Generally, for intensity-modulated radiotherapy (“IMRT”) approaches that provide treatment using photons, setup uncertainties are typically taken into account by adding isotropic margins to a clinical target volume (“CTV”), which reflects gross tumor and microscopic disease, to form a planning target volume (“PTV”). On the other hand, in PSPT, range and setup uncertainties are typically handled by adding lateral margins for setup uncertainties around the CTV and distal and proximal margins to account for range uncertainties. The PTV margin is chosen with the implicit assumption that the CTV will remain covered with the prescribed isodose surface with high probability (e.g., 95%) in the presence of the above described uncertainties. This is generally a good assumption for photons because the spatial distributions of photon dose are minimally perturbed by uncertainties. However, such approach of margin expansion may not be effective in IMPT due to the highly fluctuating nature of beamlet intensities and the resulting inhomogeneous dose distributions per beam in the target volume. Nevertheless, in the absence of suitable alternatives to assigning margins, the current practice in IMPT is to expand GTV to internal GTV and expand the CTV/ITV to form a PTV in a manner similar to the practice for photon therapy.
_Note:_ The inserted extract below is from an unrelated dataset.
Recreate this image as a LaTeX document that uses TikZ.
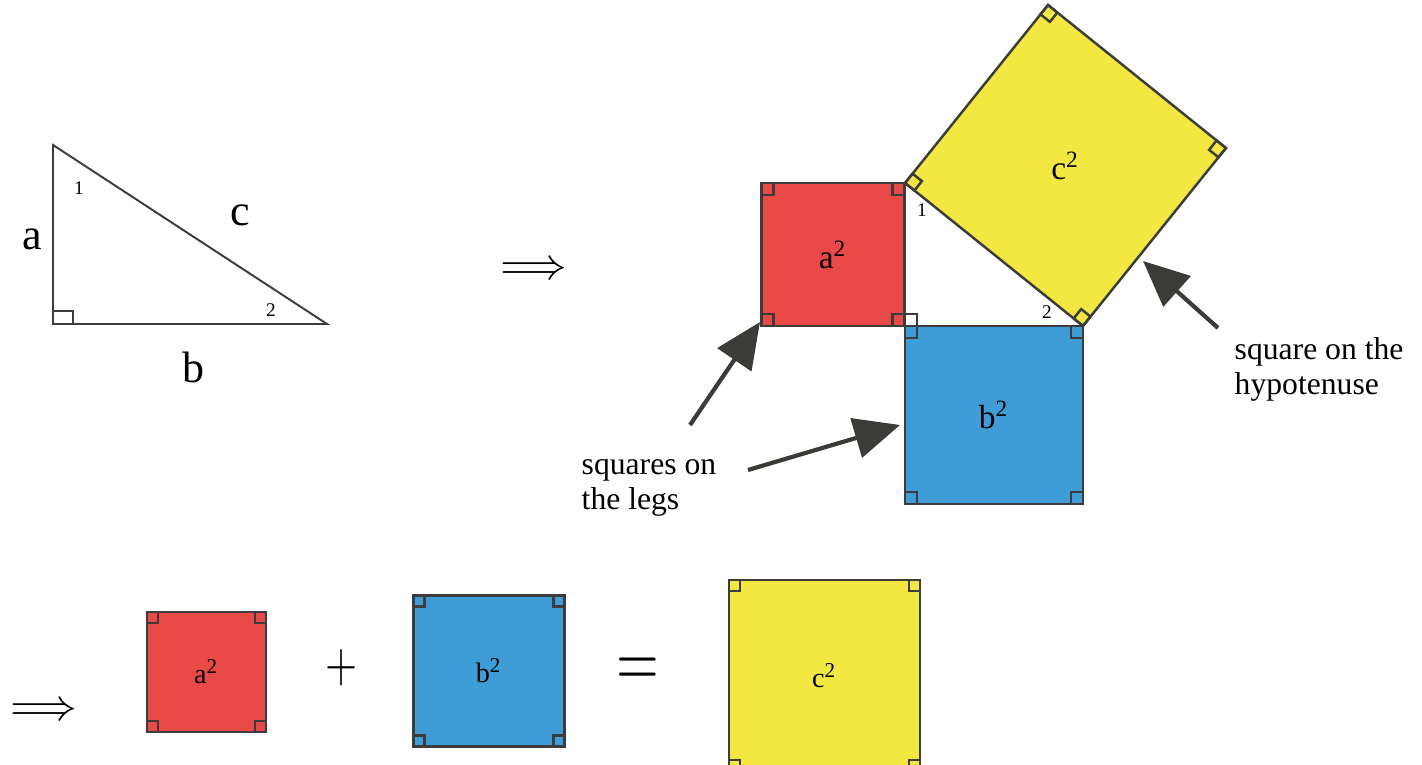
\documentclass[tikz,border=0pt]{standalone}
\usepackage{fontspec}
\usepackage{unicode-math}
\setmainfont{Liberation Serif}
\usetikzlibrary{calc, arrows.meta}

\definecolor{sqred}{HTML}{E94A47}
\definecolor{sqblue}{HTML}{3E9CD6}
\definecolor{sqyellow}{HTML}{F3E83F}
\definecolor{linegray}{HTML}{3C3C3C}
\definecolor{arrowgray}{HTML}{3B3C37}

% square with right-angle marks in its corners:
% #1 name, #2 centre, #3 side, #4 angle, #5 fill, #6 mark size, #7 label
\newcommand{\sqbox}[7]{%
    \begin{scope}[shift={#2}, rotate=#4]
        \draw[edge, fill=#5] (-#3/2,-#3/2) rectangle (#3/2,#3/2);
        \foreach \sx/\sy in {1/1,1/-1,-1/1,-1/-1} {
            \draw[edge] (\sx*#3/2,\sy*#3/2) rectangle (\sx*#3/2-\sx*#6,\sy*#3/2-\sy*#6);
        }
        \node[sqlabel] (#1) at (0,0) {#7};
    \end{scope}}

\begin{document}
\begin{tikzpicture}[x=0.01cm, y=-0.01cm,
    edge/.style={draw=linegray, line width=0.7pt},
    side/.style={draw=linegray, line width=0.55pt},
    pointer/.style={draw=arrowgray, line width=1.2pt, -{Triangle[length=13pt, width=11.5pt]}},
    sqlabel/.style={font=\fontsize{9.5}{11}\selectfont, inner sep=0pt},
    leg/.style={font=\fontsize{12.5}{14}\selectfont, inner sep=0pt},
    angnum/.style={font=\fontsize{5.5}{6}\selectfont, inner sep=0pt},
    note/.style={font=\fontsize{9}{10}\selectfont, align=left, inner sep=0pt, anchor=base west},
    implies/.style={font=\fontsize{13}{15}\selectfont, inner sep=0pt}]

    \useasboundingbox (0,0) rectangle (1422,765);
    \clip (0,0) rectangle (1422,765);

    % Triangle (left): right angle at bottom left
    \coordinate (t1) at (53,145);
    \coordinate (t0) at (53,324);
    \coordinate (t2) at (327,324);
    \draw[side] (t1) -- (t0) -- (t2) -- cycle;
    \draw[side] (t0) rectangle ++(20,-13);
    \node[leg] (la) at (32,239) {a};
    \node[leg] (lc) at (240,215) {c};
    \node[leg] (lb) at (193,367) {b};
    \node[angnum] (n1) at (79,188) {1};
    \node[angnum] (n2) at (271,310) {2};

    \node[implies] (imp1) at (534,268) {$\Longrightarrow$};

    % Squares on the three sides (top right)
    \sqbox{asq}{(833,254.5)}{143}{0}{sqred}{12}{a\textsuperscript{2}}
    \sqbox{bsq}{(994,415)}{178}{0}{sqblue}{12}{b\textsuperscript{2}}
    \sqbox{csq}{(1065.5,165.5)}{228.3}{-38.78}{sqyellow}{12}{c\textsuperscript{2}}
    \draw[edge] (905,326) rectangle ++(12,-12);
    \node[angnum] (m1) at (922,210) {1};
    \node[angnum] (m2) at (1047,312) {2};

    % Pointers to the squares
    \node[note] (legs) at (581,510) {squares on\\the legs};
    \node[note] (hyp) at (1234,395) {square on the\\hypotenuse};
    \coordinate (tailA) at (690,425);
    \coordinate (tipA) at (760,322);
    \coordinate (tailB) at (748,470);
    \coordinate (tipB) at (900,425);
    \coordinate (tailC) at (1218,328);
    \coordinate (tipC) at (1143,261);
    \draw[pointer] (tailA) -- (tipA);
    \draw[pointer] (tailB) -- (tipB);
    \draw[pointer] (tailC) -- (tipC);

    % Bottom row: a^2 + b^2 = c^2
    \node[implies] (imp2) at (44,709) {$\Longrightarrow$};
    \begin{scope}[sqlabel/.style={font=\fontsize{8}{9}\selectfont, inner sep=0pt}]
        \sqbox{asum}{(206.5,672)}{119.5}{0}{sqred}{11}{a\textsuperscript{2}}
        \sqbox{bsum}{(489,671)}{151}{0}{sqblue}{11}{b\textsuperscript{2}}
        \sqbox{csum}{(824.5,675.5)}{191}{0}{sqyellow}{11}{c\textsuperscript{2}}
    \end{scope}
    \node[implies] (plus) at (341,668) {\scalebox{0.9}[1.2]{$+$}};
    \node[implies] (equals) at (638,672) {\scalebox{1.2}[1.7]{$=$}};
\end{tikzpicture}
\end{document}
As a result, the produced dose distributions are deficient in robustness and may cause IMPT dose distributions delivered to the patient to be significantly different from those prescribed, leading to unforeseen clinical consequences.
As many emerging proton treatment centers rely on pencil beam scanning technology, there is an increasing need for systems and methods for improved IMPT. Specifically, there is a need for systems and methods directed to quantifying a treatment plan's sensitivity to uncertainties, as well as mitigating the influence of such uncertainties, to deliver precise and predictable proton therapy with the highest clinical benefit.